Podczas środowej audiencji ogólnej papież Franciszek kontynuował cykl katechez o nadziei. Ojciec Święty odniósł się do modlitwy „Ojcze nasz”, zauważając, że w rozpoczynającym tę modlitwę wezwaniu streszcza się cała tajemnica modlitwy chrześcijańskiej.
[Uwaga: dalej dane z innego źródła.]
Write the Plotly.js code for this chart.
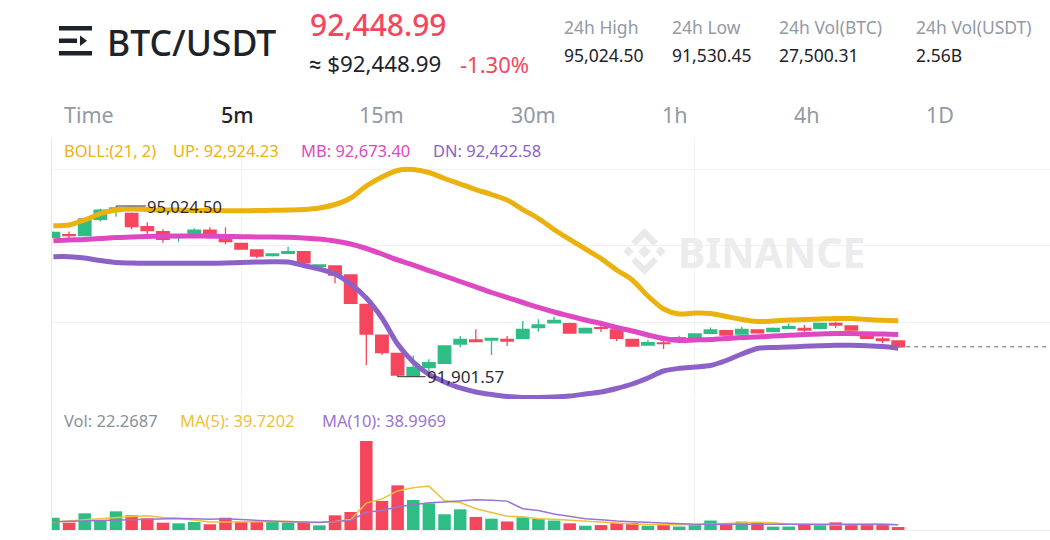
<!DOCTYPE html>
<html><head><meta charset="utf-8">
<script src="https://cdn.plot.ly/plotly-3.0.1.min.js"></script>
<style>html,body{margin:0;padding:0;background:#fff;overflow:hidden}#chart{width:1050px;height:540px}</style>
</head><body><div id="chart"></div>
<script>
// ---------- data (5m candles, oldest -> newest) ----------
const open  = [94450,94500,94481,94780,94950,94891,94646,94554,94445,94512,94585,94494,94342,94220,94115,94159,94188,93914,93927,93762,93226,92664,92330,91915,92070,92147,92500,92573,92573,92586,92604,92798,92885,92872,92706,92800,92760,92586,92481,92520,92600,92604,92696,92743,92683,92756,92725,92787,92787,92787,92878,92829,92695,92591,92555];
const high  = [94560,94560,94800,94975,95024.5,94905,94726,94598,94510,94616,94635,94635,94350,94225,94160,94280,94195,93960,93935,93770,93230,92670,92335,92290,92220,92470,92646,92768,92610,92646,92920,92952,93000,92890,92800,92925,92770,92590,92573,92590,92650,92690,92800,92750,92816,92765,92800,92878,92847,92890,92905,92835,92700,92633,92560];
const low   = [94435,94430,94470,94740,94830,94598,94512,94353,94370,94500,94500,94324,94225,94068,94100,94150,93950,93900,93610,93230,92116,92299,91901.57,91905,92000,92140,92439,92530,92299,92463,92600,92725,92880,92690,92700,92720,92550,92455,92475,92410,92595,92600,92690,92660,92680,92700,92720,92785,92725,92780,92787,92750,92600,92512,92440];
const close = [94540,94485,94787,94950,94990,94646,94573,94415,94460,94585,94525,94371,94238,94110,94146,94188,93985,93945,93762,93244,92683,92341,91933,92074,92160,92463,92586,92542,92604,92555,92769,92847,92930,92700,92787,92787,92604,92463,92523,92505,92615,92683,92756,92664,92769,92706,92787,92816,92756,92878,92847,92756,92604,92560,92448.99];
const volume = [92,55,125,75,140,110,88,55,50,60,43,92,60,60,60,55,60,35,110,135,668,218,335,225,200,118,155,98,85,64,95,84,71,50,32,37,53,53,32,37,26,45,71,50,63,58,25.4,26,45,37,57,40,39,40.3,22.2687];
const bollUp  = [94664,94677,94768,94887,94951,94970,94960,94951,94951,94942,94942,94938,94938,94942,94946,94951,94960,94988,95052,95171,95390,95555,95674,95692,95637,95528,95427,95326,95235,95134,94960,94796,94595,94412,94238,94064,93854,93671,93378,93140,93049,93067,93058,93003,92948,92911,92921,92939,92948,92957,92966,92966,92948,92933,92924.23];
const bollMid = [94390,94402,94412,94430,94448,94457,94467,94472,94476,94476,94472,94467,94463,94457,94457,94452,94439,94421,94384,94329,94247,94146,94037,93945,93844,93744,93643,93543,93442,93351,93259,93168,93085,93012,92939,92875,92802,92738,92665,92600,92564,92573,92582,92600,92619,92628,92646,92659,92674,92683,92692,92692,92686,92683,92673.40];
const bollDn  = [94097,94097,94073,94027,93991,93982,93976,93976,93976,93976,93976,93982,93991,94000,94005,94000,93936,93872,93780,93598,93341,92976,92500,92170,91942,91805,91695,91622,91576,91539,91521,91521,91530,91548,91585,91622,91686,91768,91878,92006,92055,92079,92106,92198,92317,92418,92436,92445,92458,92469,92476,92476,92469,92454,92422.58];
const volMa5  = [60,68,78,88,97.4,101,107.6,93.6,88.6,72.6,59.2,60,61,63,63,65.4,59,54,64,79,201.6,233.6,293.2,316.2,329.2,219.2,206.6,159.2,131.2,104,99.4,85.2,79.8,72.8,66.4,54.8,48.6,45,41.4,42.4,40.2,38.6,42.2,45.8,51,57.4,53.5,44.5,43.5,38.3,38.1,41,43.6,42.7,39.7202];
const volMa10 = [62,65,70,74,78,82,85,86,86,85,80.1,83.8,77.3,75.8,67.8,62.3,59.5,57.5,63.5,71,133.5,146.1,173.6,190.1,204.1,210.4,219.9,226.2,223.7,216.6,159.3,145.9,119.5,102,85.2,77.1,66.9,62.4,57.1,54.4,47.5,43.6,43.6,43.6,46.7,48.8,46,43.3,44.6,44.6,47.7,47.2,44,43.1,38.9969];

const symbol = "BTC/USDT";
const changePct = "-1.30%";
const statLabels = ["24h High","24h Low","24h Vol(BTC)","24h Vol(USDT)"];
const statValues = ["95,024.50","91,530.45","27,500.31","2.56B"];
const intervals = ["Time","5m","15m","30m","1h","4h","1D"];
const activeInterval = "5m";

// ---------- helpers ----------
const n = close.length;
const candleIdx = close.map((_, i) => i);
const GREEN = '#2EBD85', RED = '#F6465D';
const C_UP = '#EBB20F', C_MB = '#DF48C3', C_DN = '#8C62C9';
const C_MA5 = '#F0C03A', C_MA10 = '#9B74D1';
const DARK = '#1E2329', GRAY = '#929AA5';
const FONT = '"Noto Sans", Roboto, "DejaVu Sans", sans-serif';
const W = 1050, H = 540;
const PX = x => x / W, PY = y => 1 - y / H;
const fmt2 = v => v.toLocaleString('en-US', {minimumFractionDigits: 2, maximumFractionDigits: 2});
const fmt4 = v => v.toFixed(4);
const volColors = close.map((c, i) => c >= open[i] ? GREEN : RED);

// ---------- traces ----------
const traces = [
  {type: 'candlestick', x: candleIdx, open, high, low, close, xaxis: 'x', yaxis: 'y',
   whiskerwidth: 0, hoverinfo: 'skip',
   increasing: {line: {color: GREEN, width: 1.3}, fillcolor: GREEN},
   decreasing: {line: {color: RED, width: 1.3}, fillcolor: RED}},
  {type: 'scatter', mode: 'lines', x: candleIdx, y: bollUp, yaxis: 'y',
   line: {color: C_UP, width: 5, shape: 'spline', smoothing: 0.8}, hoverinfo: 'skip'},
  {type: 'scatter', mode: 'lines', x: candleIdx, y: bollMid, yaxis: 'y',
   line: {color: C_MB, width: 5, shape: 'spline', smoothing: 0.8}, hoverinfo: 'skip'},
  {type: 'scatter', mode: 'lines', x: candleIdx, y: bollDn, yaxis: 'y',
   line: {color: C_DN, width: 5, shape: 'spline', smoothing: 0.8}, hoverinfo: 'skip'},
  {type: 'bar', x: candleIdx, y: volume, yaxis: 'y2', marker: {color: volColors, line: {width: 0}}, hoverinfo: 'skip'},
  {type: 'scatter', mode: 'lines', x: candleIdx, y: volMa5, yaxis: 'y2',
   line: {color: C_MA5, width: 1.5}, hoverinfo: 'skip'},
  {type: 'scatter', mode: 'lines', x: candleIdx, y: volMa10, yaxis: 'y2',
   line: {color: C_MA10, width: 1.5}, hoverinfo: 'skip'}
];

// ---------- text ----------
const ann = [];
function txt(text, x, y, size, color, weight) {
  ann.push({text, x: PX(x), y: PY(y), xref: 'paper', yref: 'paper', xanchor: 'left', yanchor: 'middle',
            showarrow: false, font: {family: FONT, size, color, weight: weight || 400}});
}
txt(symbol, 105, 42, 35.5, DARK, 500);
txt(fmt2(close[n - 1]), 308, 25, 30, RED, 500);
txt('≈ $' + fmt2(close[n - 1]), 307, 64, 22.3, DARK, 400);
txt(changePct, 458, 64, 22, RED, 400);
const statX = [562, 670, 777, 914];
statLabels.forEach((s, i) => txt(s, statX[i], 27, 17.5, GRAY));
statValues.forEach((s, i) => txt(s, statX[i], 55, 17.5, DARK));
const tabX = [62, 219, 357, 509, 660, 792, 924];
intervals.forEach((s, i) => txt(s, tabX[i], 114, 21.5, s === activeInterval ? DARK : GRAY, s === activeInterval ? 500 : 400));
// indicator legends
txt('BOLL:(21, 2)', 62, 150, 16.5, C_UP);
txt('UP: ' + fmt2(bollUp[n - 1]), 171, 150, 16.5, C_UP);
txt('MB: ' + fmt2(bollMid[n - 1]), 299, 150, 16.5, C_MB);
txt('DN: ' + fmt2(bollDn[n - 1]), 431, 150, 16.5, C_DN);
txt('Vol: ' + fmt4(volume[n - 1]), 62, 420, 16.5, '#8A919C');
txt('MA(5): ' + fmt4(volMa5[n - 1]), 178, 420, 16.5, C_MA5);
txt('MA(10): ' + fmt4(volMa10[n - 1]), 320, 420, 16.5, C_MA10);
// watermark
ann.push({text: 'BINANCE', x: PX(676), y: PY(252), xref: 'paper', yref: 'paper', xanchor: 'left', yanchor: 'middle',
          showarrow: false, font: {family: FONT, size: 41, color: '#ECECEC', weight: 700}});
// high / low markers
const hiVal = Math.max(...high), hiIdx = high.indexOf(hiVal);
const loVal = Math.min(...low), loIdx = low.indexOf(loVal);
ann.push({x: hiIdx, y: hiVal, xref: 'x', yref: 'y', text: fmt2(hiVal), showarrow: true, arrowhead: 0,
          arrowwidth: 1, arrowcolor: '#2B2F36', ax: 30, ay: 0, xanchor: 'left', yanchor: 'middle', borderpad: 0,
          font: {family: FONT, size: 16.5, color: '#2B2F36'}});
ann.push({x: loIdx, y: loVal, xref: 'x', yref: 'y', text: fmt2(loVal), showarrow: true, arrowhead: 0,
          arrowwidth: 1, arrowcolor: '#2B2F36', ax: 28, ay: 0, xanchor: 'left', yanchor: 'middle', borderpad: 0,
          font: {family: FONT, size: 17, color: '#2B2F36'}});

// ---------- decorations: menu icon + logo ----------
const shapes = [
  {type: 'rect', xref: 'paper', yref: 'paper', x0: PX(59), x1: PX(92), y0: PY(30.5), y1: PY(26), fillcolor: DARK, line: {width: 0}},
  {type: 'rect', xref: 'paper', yref: 'paper', x0: PX(59), x1: PX(77), y0: PY(43), y1: PY(38.5), fillcolor: DARK, line: {width: 0}},
  {type: 'path', xref: 'paper', yref: 'paper', path: `M ${PX(80)} ${PY(35.5)} L ${PX(87)} ${PY(40.75)} L ${PX(80)} ${PY(46)} Z`, fillcolor: DARK, line: {width: 0}},
  {type: 'rect', xref: 'paper', yref: 'paper', x0: PX(59), x1: PX(92), y0: PY(55.5), y1: PY(51), fillcolor: DARK, line: {width: 0}},
  // last price dashed line
  {type: 'line', xref: 'x', yref: 'y', x0: n - 1, x1: 63.7, y0: close[n - 1], y1: close[n - 1],
   line: {color: '#5E6673', width: 1, dash: '4px,4px'}, layer: 'below'}
];
const logoSvg = '<svg xmlns="http://www.w3.org/2000/svg" viewBox="0 0 126 126"><g fill="#E9E9E9">' +
  '<path d="M63 0 L99 36 L87 48 L63 24 L39 48 L27 36 Z"/>' +
  '<path d="M63 126 L99 90 L87 78 L63 102 L39 78 L27 90 Z"/>' +
  '<path d="M63 46 L80 63 L63 80 L46 63 Z"/>' +
  '<path d="M6 63 L20 49 L34 63 L20 77 Z"/>' +
  '<path d="M92 63 L106 49 L120 63 L106 77 Z"/></g></svg>';

const gridC = '#F0F1F2';
const layout = {
  width: W, height: H, margin: {l: 0, r: 0, t: 0, b: 0},
  paper_bgcolor: '#fff', plot_bgcolor: '#fff', showlegend: false,
  boxgap: 0.2, boxgroupgap: 0, bargap: 0.2,
  font: {family: FONT},
  xaxis: {domain: [PX(52), 1], range: [-0.09, 63.7], anchor: 'y2', tickvals: [12, 41], showticklabels: false,
          showgrid: true, gridcolor: gridC, zeroline: false, showline: true, linecolor: '#EDEEF0', ticks: '',
          rangeslider: {visible: false}, fixedrange: true},
  yaxis: {domain: [PY(399), PY(138)], range: [91493.6, 96268.6], tickvals: [91500, 92900, 94300, 95700],
          showticklabels: false, showgrid: true, gridcolor: gridC, zeroline: false, showline: true,
          linecolor: '#E6E8EA', ticks: '', fixedrange: true},
  yaxis2: {domain: [PY(530), PY(400)], range: [0, 975], showticklabels: false, showgrid: false, zeroline: false,
           showline: true, linecolor: '#E6E8EA', ticks: '', fixedrange: true},
  annotations: ann,
  shapes: shapes,
  images: [{source: 'data:image/svg+xml;charset=utf-8,' + encodeURIComponent(logoSvg), xref: 'paper', yref: 'paper',
            x: PX(621), y: PY(228), sizex: 47 / W, sizey: 47 / H, xanchor: 'left', yanchor: 'top', sizing: 'stretch', layer: 'below'}]
};

Plotly.newPlot('chart', traces, layout, {displayModeBar: false, staticPlot: true});
</script>
</body></html>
Franciszek dodał, że przyzywanie Boga imieniem „Ojcze” nie jest bynajmniej czymś oczywistym.
Tłumaczenie:
(Bylibyśmy skłonni do używania tytułów wznioślejszych, które wydają się okazywać więcej szacunku dla Jego transcendencji. Natomiast przyzywanie Go jako „Ojca” stawia nas w relacji zażyłości z Nim, jak dziecko, które zwraca się do swojego tatusia, wiedząc, że jest przez niego kochane i otoczone opieką.)
Papież podkreślił, że: „możemy być dalecy, wrodzy, możemy nawet określać siebie jako bezbożnicy. Ale Ewangelia Jezusa Chrystusa objawia nam, że Bóg nie może obyć się bez nas: On nigdy nie będzie Bogiem bez człowieka.)
Tłumaczenie:
(Ta pewność jest źródłem naszej nadziei, która jest strzeżona we wszystkich wezwaniach „Ojcze nasz”. Kiedy potrzebujemy pomocy, Jezus nie mówi nam, byśmy utracili nadzieję i zamknęli się w sobie, lecz zwrócili się do Ojca i prosili Go z ufnością.)
Ojciec Święty dodał, że wszystkie nasze potrzeby, od tych najbardziej oczywistych i powszednich, takich jak żywność, zdrowie, praca, aż po zyskanie przebaczenia i wsparcie w pokusach nie są odzwierciedleniem naszej samotności: jest natomiast Ojciec, który zawsze patrzy na nas z miłością i na pewno nas nie opuszcza.